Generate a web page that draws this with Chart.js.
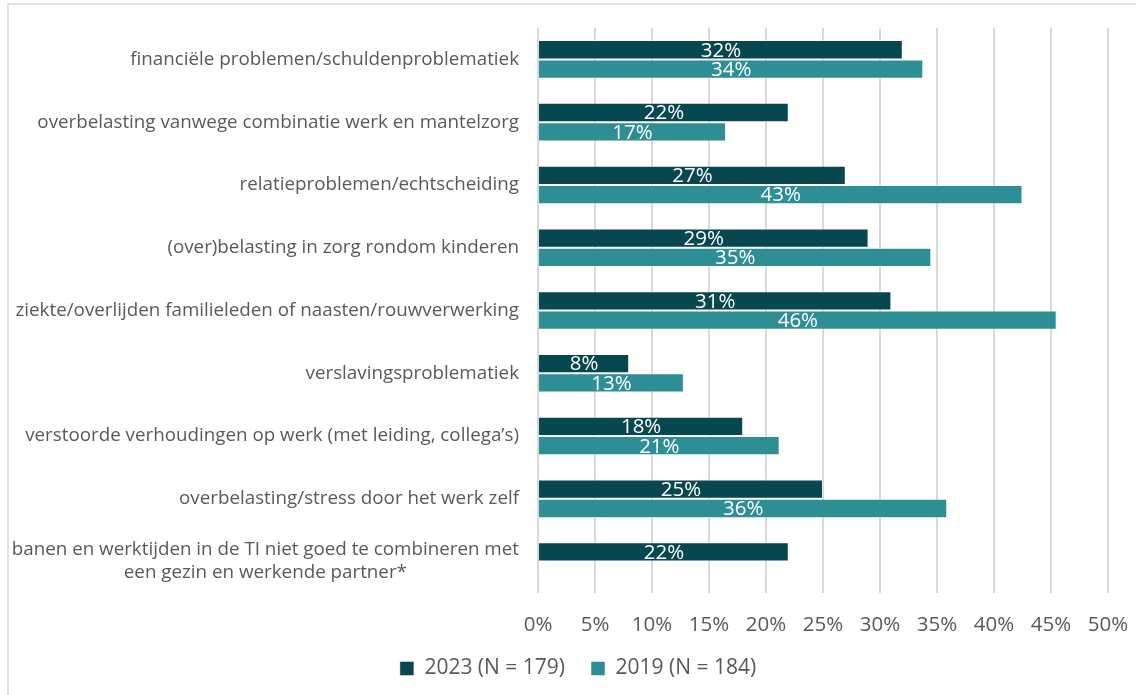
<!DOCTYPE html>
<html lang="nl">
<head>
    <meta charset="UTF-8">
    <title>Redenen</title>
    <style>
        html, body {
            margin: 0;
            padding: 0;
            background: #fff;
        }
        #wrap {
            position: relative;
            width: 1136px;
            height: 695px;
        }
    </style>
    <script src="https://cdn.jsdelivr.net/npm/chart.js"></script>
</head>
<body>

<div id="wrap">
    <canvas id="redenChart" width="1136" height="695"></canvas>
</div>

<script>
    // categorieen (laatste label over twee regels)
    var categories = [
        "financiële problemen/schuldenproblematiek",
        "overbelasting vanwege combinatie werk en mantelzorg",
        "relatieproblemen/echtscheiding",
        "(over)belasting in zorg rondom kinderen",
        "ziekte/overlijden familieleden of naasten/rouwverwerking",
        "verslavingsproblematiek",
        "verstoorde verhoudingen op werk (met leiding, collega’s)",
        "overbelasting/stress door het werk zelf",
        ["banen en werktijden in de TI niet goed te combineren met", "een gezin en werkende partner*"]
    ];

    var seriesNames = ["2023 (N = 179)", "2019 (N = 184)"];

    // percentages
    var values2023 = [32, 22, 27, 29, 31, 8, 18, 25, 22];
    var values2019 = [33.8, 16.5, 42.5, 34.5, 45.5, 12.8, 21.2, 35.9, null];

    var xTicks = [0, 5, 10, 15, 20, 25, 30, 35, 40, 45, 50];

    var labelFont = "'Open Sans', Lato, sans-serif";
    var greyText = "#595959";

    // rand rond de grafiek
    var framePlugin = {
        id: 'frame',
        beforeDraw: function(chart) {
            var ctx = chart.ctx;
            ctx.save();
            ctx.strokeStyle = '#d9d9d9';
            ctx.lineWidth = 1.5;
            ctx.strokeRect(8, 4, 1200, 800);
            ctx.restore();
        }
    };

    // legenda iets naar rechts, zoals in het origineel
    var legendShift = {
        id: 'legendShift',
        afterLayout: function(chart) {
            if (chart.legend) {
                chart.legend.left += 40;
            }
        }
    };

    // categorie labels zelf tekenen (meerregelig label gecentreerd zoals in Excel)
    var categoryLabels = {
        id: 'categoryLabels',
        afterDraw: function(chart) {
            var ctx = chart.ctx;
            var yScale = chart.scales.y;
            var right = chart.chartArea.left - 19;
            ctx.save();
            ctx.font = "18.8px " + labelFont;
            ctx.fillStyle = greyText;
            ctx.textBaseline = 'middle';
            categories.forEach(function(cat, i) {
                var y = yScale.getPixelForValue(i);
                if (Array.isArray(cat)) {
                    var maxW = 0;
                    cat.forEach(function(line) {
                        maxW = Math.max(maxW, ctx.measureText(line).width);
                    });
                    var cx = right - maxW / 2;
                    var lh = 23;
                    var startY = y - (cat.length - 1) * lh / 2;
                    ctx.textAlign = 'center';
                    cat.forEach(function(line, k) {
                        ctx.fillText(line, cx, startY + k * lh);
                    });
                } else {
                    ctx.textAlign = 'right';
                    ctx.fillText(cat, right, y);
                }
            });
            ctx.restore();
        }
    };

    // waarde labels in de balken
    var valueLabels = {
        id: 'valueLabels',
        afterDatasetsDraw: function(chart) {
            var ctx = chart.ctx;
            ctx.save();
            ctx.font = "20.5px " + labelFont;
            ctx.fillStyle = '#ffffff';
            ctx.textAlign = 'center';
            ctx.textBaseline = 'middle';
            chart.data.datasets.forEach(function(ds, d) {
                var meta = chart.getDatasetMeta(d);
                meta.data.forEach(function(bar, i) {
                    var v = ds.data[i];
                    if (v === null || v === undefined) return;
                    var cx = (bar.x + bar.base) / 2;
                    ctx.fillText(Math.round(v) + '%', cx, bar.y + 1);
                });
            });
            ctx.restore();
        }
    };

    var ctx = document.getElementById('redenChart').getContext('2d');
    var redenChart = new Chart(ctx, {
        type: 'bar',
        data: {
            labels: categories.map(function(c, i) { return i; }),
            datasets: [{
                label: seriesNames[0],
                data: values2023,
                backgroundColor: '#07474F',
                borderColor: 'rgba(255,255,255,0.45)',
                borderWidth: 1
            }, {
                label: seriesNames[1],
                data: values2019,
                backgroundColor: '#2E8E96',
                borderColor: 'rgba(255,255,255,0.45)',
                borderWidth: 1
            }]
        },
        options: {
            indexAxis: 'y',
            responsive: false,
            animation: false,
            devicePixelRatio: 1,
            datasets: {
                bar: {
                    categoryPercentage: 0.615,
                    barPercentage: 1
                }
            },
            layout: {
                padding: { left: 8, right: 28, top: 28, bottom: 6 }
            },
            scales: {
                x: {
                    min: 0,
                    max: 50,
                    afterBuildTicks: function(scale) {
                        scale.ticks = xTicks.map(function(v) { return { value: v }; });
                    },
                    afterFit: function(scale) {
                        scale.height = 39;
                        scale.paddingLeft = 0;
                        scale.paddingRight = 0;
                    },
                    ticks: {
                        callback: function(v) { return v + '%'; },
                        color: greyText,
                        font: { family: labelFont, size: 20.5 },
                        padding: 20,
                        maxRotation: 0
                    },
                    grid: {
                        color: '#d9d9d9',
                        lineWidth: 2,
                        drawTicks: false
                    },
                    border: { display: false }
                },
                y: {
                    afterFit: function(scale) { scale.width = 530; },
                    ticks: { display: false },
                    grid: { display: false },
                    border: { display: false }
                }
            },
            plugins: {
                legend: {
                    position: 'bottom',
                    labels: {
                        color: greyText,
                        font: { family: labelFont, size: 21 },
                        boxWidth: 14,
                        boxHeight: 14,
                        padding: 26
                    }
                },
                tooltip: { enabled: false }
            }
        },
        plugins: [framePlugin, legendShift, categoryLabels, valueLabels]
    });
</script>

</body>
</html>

※ ※ ※

» **Directions**: Restate each line from the start of the listing through the line bearing "21.2, 35.9, null];" word for word. Drop the pictures.

» **Task output**:
Generate a web page that draws this with Chart.js.
<!DOCTYPE html>
<html lang="nl">
<head>
    <meta charset="UTF-8">
    <title>Redenen</title>
    <style>
        html, body {
            margin: 0;
            padding: 0;
            background: #fff;
        }
        #wrap {
            position: relative;
            width: 1136px;
            height: 695px;
        }
    </style>
    <script src="https://cdn.jsdelivr.net/npm/chart.js"></script>
</head>
<body>

<div id="wrap">
    <canvas id="redenChart" width="1136" height="695"></canvas>
</div>

<script>
    // categorieen (laatste label over twee regels)
    var categories = [
        "financiële problemen/schuldenproblematiek",
        "overbelasting vanwege combinatie werk en mantelzorg",
        "relatieproblemen/echtscheiding",
        "(over)belasting in zorg rondom kinderen",
        "ziekte/overlijden familieleden of naasten/rouwverwerking",
        "verslavingsproblematiek",
        "verstoorde verhoudingen op werk (met leiding, collega’s)",
        "overbelasting/stress door het werk zelf",
        ["banen en werktijden in de TI niet goed te combineren met", "een gezin en werkende partner*"]
    ];

    var seriesNames = ["2023 (N = 179)", "2019 (N = 184)"];

    // percentages
    var values2023 = [32, 22, 27, 29, 31, 8, 18, 25, 22];
    var values2019 = [33.8, 16.5, 42.5, 34.5, 45.5, 12.8, 21.2, 35.9, null];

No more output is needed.